Are you open to the awkwardness that is wearable technology?

Taylor Martin
 from  Concord, NC
| July 1, 2012

For many major tech companies, 2012 is a year of R&D, or research and development. It's about finding that one unique product that sets one apart from the rest, wows consumers and spurs a decade of awe-inspiring innovation and development.

Google's golden nugget is Glass. But Google is just one of the many who are looking to reconnect people with the most important part of life – friends, family and the world around us – and get physical devices and distractions out of the way through wearable computing.

As it stands today, a large majority of society can't go more than a few minutes without thrusting their hand into their pocket (or purse) and yanking out their smartphone to check for new notifications or to snap a picture so they can add dulling filters and share them with their hundreds of online friends who don't care. Many of us can't escape the grasps of the online world, we can't avoid the magnetizing effect of those bright, pocket-sized displays, no matter where we are.

By getting technology out of our hands and (mostly) out of our field of vision, adding some automation and fastening it to some flat surface or limb on our person, the idea is that technology might interfere less with the way we go about our lives without completely disconnecting us. Online activity could become less obstructing, more frictionless, organic and … natural, depending on how you look at it.

During the Google I/O keynote last week, Google's Project Glass team gave a few examples of real-life scenarios where Glass, a device you wear on your head that has an attached interface fixed above the wearer's right eye, can be useful. One of those examples was of a mother capturing natural moments of her baby child. Instead of having to reach for a camera and missing a picture perfect moment, she could take a picture without reaching for anything, and even while holding the baby with both hands. But it also keeps the baby from becoming distracted by a large, unnatural, digital device. Babies don't smile at cameras, they smile at people. And Glass is discrete enough for a baby to completely ignore.

Granted, taking pictures is a very niche sales pitch for a device that could potentially replace your smartphone someday. And while a baby may overlook something attached to your glasses, your friends, family and passers-by on the street most certainly will not. That's where this wearable technology really has a series of hurdles to overcome, hurdles that other devices, such as Bluetooth headsets, have yet to really overcome themselves.

In an interview with Wired, the team beind Glass feels wearable computing "will become the norm". But simply fixing a large, awkward looking box to a pair of lens-less glasses, getting a couple dozen workers to wear them at a developer-centric conference and letting a few gauche people on stage to talk about them does little for their appeal. During the I/O keynote, our own Sydney Myers posted a few tweets about the technology. One read, "Google, making your presenters wear the glasses on stage is just a constant reminder of how ridiculous they look."

To be fair, Glass is still just a prototype at this point. It's no less than a couple years from being a consumer product. And by that time, who knows how much they will have refined and improved the technology, both in terms of aesthetics and operability. Still, I'm not sure strapping a device to your head will be any less awkward by then, regardless of what it looks like.

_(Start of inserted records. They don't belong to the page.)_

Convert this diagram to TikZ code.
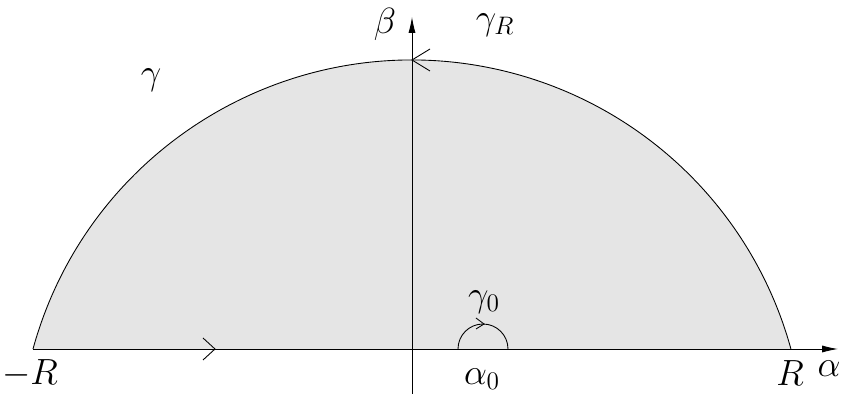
\documentclass[tikz,border=0pt]{standalone}
\usepackage{amsmath,amssymb}
\usepackage{tikz}
\usetikzlibrary{arrows.meta,calc}

\tikzset{
  lbl/.style={font=\fontsize{20}{22}\selectfont, inner sep=0pt},
  axis/.style={line width=0.5pt, -{Latex[length=9pt,width=4pt]}},
}

\begin{document}
\begin{tikzpicture}[x=0.02cm,y=0.02cm]
\useasboundingbox (-412,-45) rectangle (433,349);
% region
\fill[black!10] (-379,0) arc[start angle=164.65,end angle=15.35,radius=393] -- cycle;
\draw[line width=0.5pt] (-379,0) arc[start angle=164.65,end angle=15.35,radius=393];
% axes
\draw[axis] (-379,0) -- (426,0);
\draw[axis] (0,-45) -- (0,332);
% small detour
\draw[line width=0.5pt] (46,0) arc[start angle=180,end angle=0,radius=25];
% direction marks
\draw[line width=0.5pt] (-209,11) -- (-197,0) -- (-209,-11);
\draw[line width=0.5pt] (18,300) -- (0,289) -- (18,278);
\draw[line width=0.5pt] (64,31) -- (72,25) -- (64,20);
% labels
\node[lbl] (beta) at (-27,325) {$\beta$};
\node[lbl] (gR) at (83,324) {$\gamma_R$};
\node[lbl] (g) at (-261,269) {$\gamma$};
\node[lbl] (g0) at (72,47) {$\gamma_0$};
\node[lbl] (mR) at (-382,-25) {$-R$};
\node[lbl] (a0) at (70,-30) {$\alpha_0$};
\node[lbl] (R) at (378,-24) {$R$};
\node[lbl] (alpha) at (417,-20) {$\alpha$};
\end{tikzpicture}
\end{document}
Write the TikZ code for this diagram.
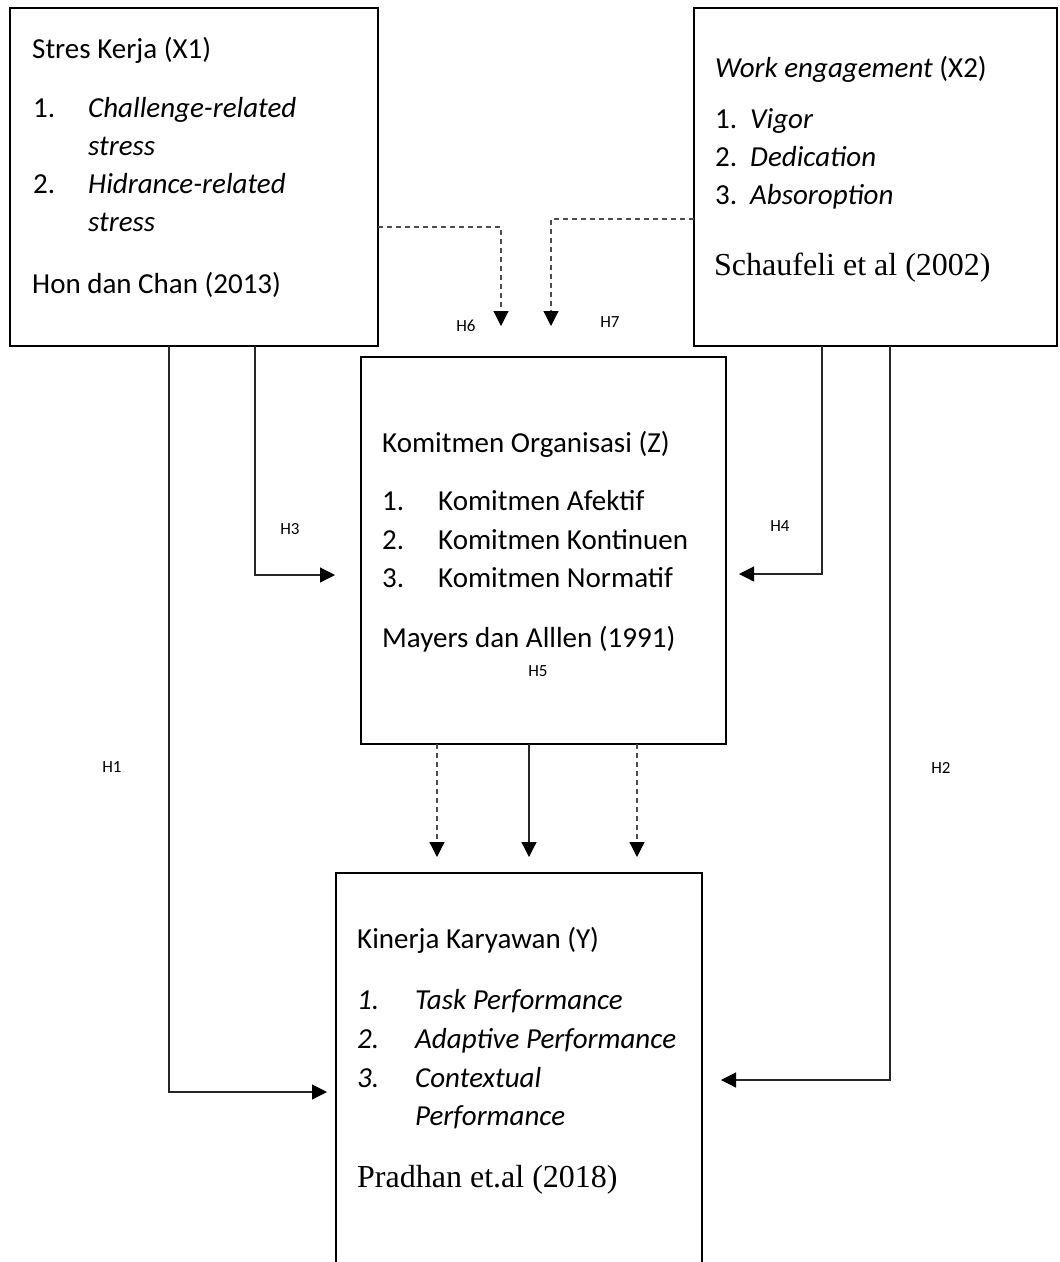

The remaining question, though, is: who is open to wearing a device on their head? Fastened to their glasses? Some other wearable technology?

For me, it's no so much about how unnatural or absurd the device will look. I can swallow a certain amount of dignity and pride if the technology is awesome enough. In theory, at least, Glass is above that threshold. However, I'm more worried about the interaction with wearable computing – speech input, a display being mere inches away from my eye and what repercussions could come from that, etc.

Voice input is gradually becoming acceptable in society (or dare I say … public), but only to a certain extent. A device you wear on your head – even with a touchpad and buttons would require a great deal of voice input, maybe beyond an acceptable level. (Remember, you're eliminating a touchscreen here.)

In another year or two, we all may overcome some of these artificial boundaries we all have put up and accept the future and wearable computing for what they are, no matter how ridiculous they may look or seem. But something tells me it's going to take a lot more than a cheesy looking pair of glasses with a camera for the general consumer to adopt Glass and whatever technology follows.

Either way, awkward or not, I'm on board. Where do you stand, folks?